:: AVAILABLE DATA ::

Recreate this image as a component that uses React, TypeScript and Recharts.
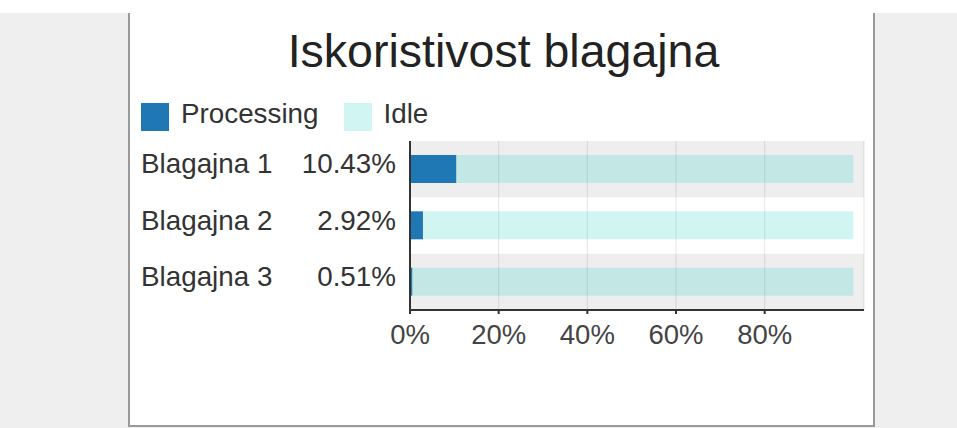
import React from 'react';
import { BarChart, Bar, XAxis, YAxis, CartesianGrid, ReferenceArea } from 'recharts';

const cashiers = ['Blagajna 1', 'Blagajna 2', 'Blagajna 3'];
const processing = [10.43, 2.92, 0.51];
const idle = [89.57, 97.08, 99.49];
const xTicks = [0, 20, 40, 60, 80];

const FONT = '"Liberation Sans", Arial, sans-serif';
const BLUE = '#1f77b4';
const IDLE = 'rgb(0, 200, 189)';

const data = cashiers.map((name, i) => ({ name, processing: processing[i], idle: idle[i] }));

// two columns per row: cashier name on the left, processing share right-aligned next to the axis
function CashierTick({ y, payload }: any) {
  const i = cashiers.indexOf(payload.value);
  return (
    <g>
      <text x={11} y={y} dy={4} textAnchor="start" fill="#333" fontSize={27.8} fontFamily={FONT}>
        {payload.value}
      </text>
      <text x={266} y={y} dy={4} textAnchor="end" fill="#333" fontSize={27.8} fontFamily={FONT}>
        {processing[i].toFixed(2)}%
      </text>
    </g>
  );
}

function LegendItem({ color, opacity, label }: { color: string; opacity: number; label: string }) {
  return (
    <div style={{ display: 'flex', alignItems: 'center', marginRight: 25 }}>
      <div style={{ width: 28, height: 28, background: color, opacity }} />
      <span style={{ marginLeft: 12, fontSize: 27.8, color: '#333', position: 'relative', top: -3 }}>{label}</span>
    </div>
  );
}

export default function App() {
  return (
    <div style={{ position: 'fixed', left: 0, top: 0, width: 957, height: 428, background: '#efefef', fontFamily: FONT }}>
      <div style={{ position: 'absolute', left: 0, top: 0, width: 957, height: 13, background: '#fff' }} />
      <div
        style={{
          position: 'absolute',
          left: 128,
          top: 13,
          width: 747,
          height: 414,
          boxSizing: 'border-box',
          background: '#fff',
          borderLeft: '2px solid #9a9a9a',
          borderRight: '2px solid #9a9a9a',
          borderBottom: '2px solid #9a9a9a',
        }}
      >
        <div
          style={{
            position: 'absolute',
            left: 2,
            top: 15,
            width: '100%',
            textAlign: 'center',
            fontSize: 46.5,
            lineHeight: '46px',
            color: '#222',
          }}
        >
          Iskoristivost blagajna
        </div>

        <div style={{ position: 'absolute', left: 11, top: 88, display: 'flex' }}>
          <LegendItem color={BLUE} opacity={1} label="Processing" />
          <LegendItem color={IDLE} opacity={0.18} label="Idle" />
        </div>

        <div style={{ position: 'absolute', left: 0, top: 0 }}>
          <BarChart
            width={743}
            height={360}
            data={data}
            layout="vertical"
            margin={{ top: 128, right: 9, bottom: 23, left: 0 }}
            barSize={28}
          >
            {cashiers
              .filter((_, i) => i % 2 === 0)
              .map((c) => (
                <ReferenceArea key={c} y1={c} y2={c} fill="#000" fillOpacity={0.067} strokeOpacity={0} ifOverflow="visible" />
              ))}
            <CartesianGrid horizontal={false} stroke="#000" strokeOpacity={0.1} />
            <XAxis
              type="number"
              domain={[0, 102.4]}
              ticks={xTicks}
              tickFormatter={(v) => `${v}%`}
              stroke="#333"
              strokeWidth={2}
              tickSize={4}
              tickMargin={10}
              height={40}
              tick={{ fill: '#444', fontSize: 27.5, fontFamily: FONT }}
            />
            <YAxis
              type="category"
              dataKey="name"
              width={280}
              stroke="#333"
              strokeWidth={2}
              tickLine={false}
              tick={<CashierTick />}
            />
            <Bar dataKey="processing" stackId="a" fill={BLUE} isAnimationActive={false} />
            <Bar dataKey="idle" stackId="a" fill={IDLE} fillOpacity={0.18} isAnimationActive={false} />
          </BarChart>
        </div>
      </div>
    </div>
  );
}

:::

- **OBJECTIVE**
Exclude the images and reproduce the remaining data exactly.

- **COMPLETED EXERCISE**
Recreate this image as a component that uses React, TypeScript and Recharts.
import React from 'react';
import { BarChart, Bar, XAxis, YAxis, CartesianGrid, ReferenceArea } from 'recharts';

const cashiers = ['Blagajna 1', 'Blagajna 2', 'Blagajna 3'];
const processing = [10.43, 2.92, 0.51];
const idle = [89.57, 97.08, 99.49];
const xTicks = [0, 20, 40, 60, 80];

const FONT = '"Liberation Sans", Arial, sans-serif';
const BLUE = '#1f77b4';
const IDLE = 'rgb(0, 200, 189)';

const data = cashiers.map((name, i) => ({ name, processing: processing[i], idle: idle[i] }));

// two columns per row: cashier name on the left, processing share right-aligned next to the axis
function CashierTick({ y, payload }: any) {
  const i = cashiers.indexOf(payload.value);
  return (
    <g>
      <text x={11} y={y} dy={4} textAnchor="start" fill="#333" fontSize={27.8} fontFamily={FONT}>
        {payload.value}
      </text>
      <text x={266} y={y} dy={4} textAnchor="end" fill="#333" fontSize={27.8} fontFamily={FONT}>
        {processing[i].toFixed(2)}%
      </text>
    </g>
  );
}

function LegendItem({ color, opacity, label }: { color: string; opacity: number; label: string }) {
  return (
    <div style={{ display: 'flex', alignItems: 'center', marginRight: 25 }}>
      <div style={{ width: 28, height: 28, background: color, opacity }} />
      <span style={{ marginLeft: 12, fontSize: 27.8, color: '#333', position: 'relative', top: -3 }}>{label}</span>
    </div>
  );
}

export default function App() {
  return (
    <div style={{ position: 'fixed', left: 0, top: 0, width: 957, height: 428, background: '#efefef', fontFamily: FONT }}>
      <div style={{ position: 'absolute', left: 0, top: 0, width: 957, height: 13, background: '#fff' }} />
      <div
        style={{
          position: 'absolute',
          left: 128,
          top: 13,
          width: 747,
          height: 414,
          boxSizing: 'border-box',
          background: '#fff',
          borderLeft: '2px solid #9a9a9a',
          borderRight: '2px solid #9a9a9a',
          borderBottom: '2px solid #9a9a9a',
        }}
      >
        <div
          style={{
            position: 'absolute',
            left: 2,
            top: 15,
            width: '100%',
            textAlign: 'center',
            fontSize: 46.5,
            lineHeight: '46px',
            color: '#222',
          }}
        >
          Iskoristivost blagajna
        </div>

        <div style={{ position: 'absolute', left: 11, top: 88, display: 'flex' }}>
          <LegendItem color={BLUE} opacity={1} label="Processing" />
          <LegendItem color={IDLE} opacity={0.18} label="Idle" />
        </div>

        <div style={{ position: 'absolute', left: 0, top: 0 }}>
          <BarChart
            width={743}
            height={360}
            data={data}
            layout="vertical"
            margin={{ top: 128, right: 9, bottom: 23, left: 0 }}
            barSize={28}
          >
            {cashiers
              .filter((_, i) => i % 2 === 0)
              .map((c) => (
                <ReferenceArea key={c} y1={c} y2={c} fill="#000" fillOpacity={0.067} strokeOpacity={0} ifOverflow="visible" />
              ))}
            <CartesianGrid horizontal={false} stroke="#000" strokeOpacity={0.1} />
            <XAxis
              type="number"
              domain={[0, 102.4]}
              ticks={xTicks}
              tickFormatter={(v) => `${v}%`}
              stroke="#333"
              strokeWidth={2}
              tickSize={4}
              tickMargin={10}
              height={40}
              tick={{ fill: '#444', fontSize: 27.5, fontFamily: FONT }}
            />
            <YAxis
              type="category"
              dataKey="name"
              width={280}
              stroke="#333"
              strokeWidth={2}
              tickLine={false}
              tick={<CashierTick />}
            />
            <Bar dataKey="processing" stackId="a" fill={BLUE} isAnimationActive={false} />
            <Bar dataKey="idle" stackId="a" fill={IDLE} fillOpacity={0.18} isAnimationActive={false} />
          </BarChart>
        </div>
      </div>
    </div>
  );
}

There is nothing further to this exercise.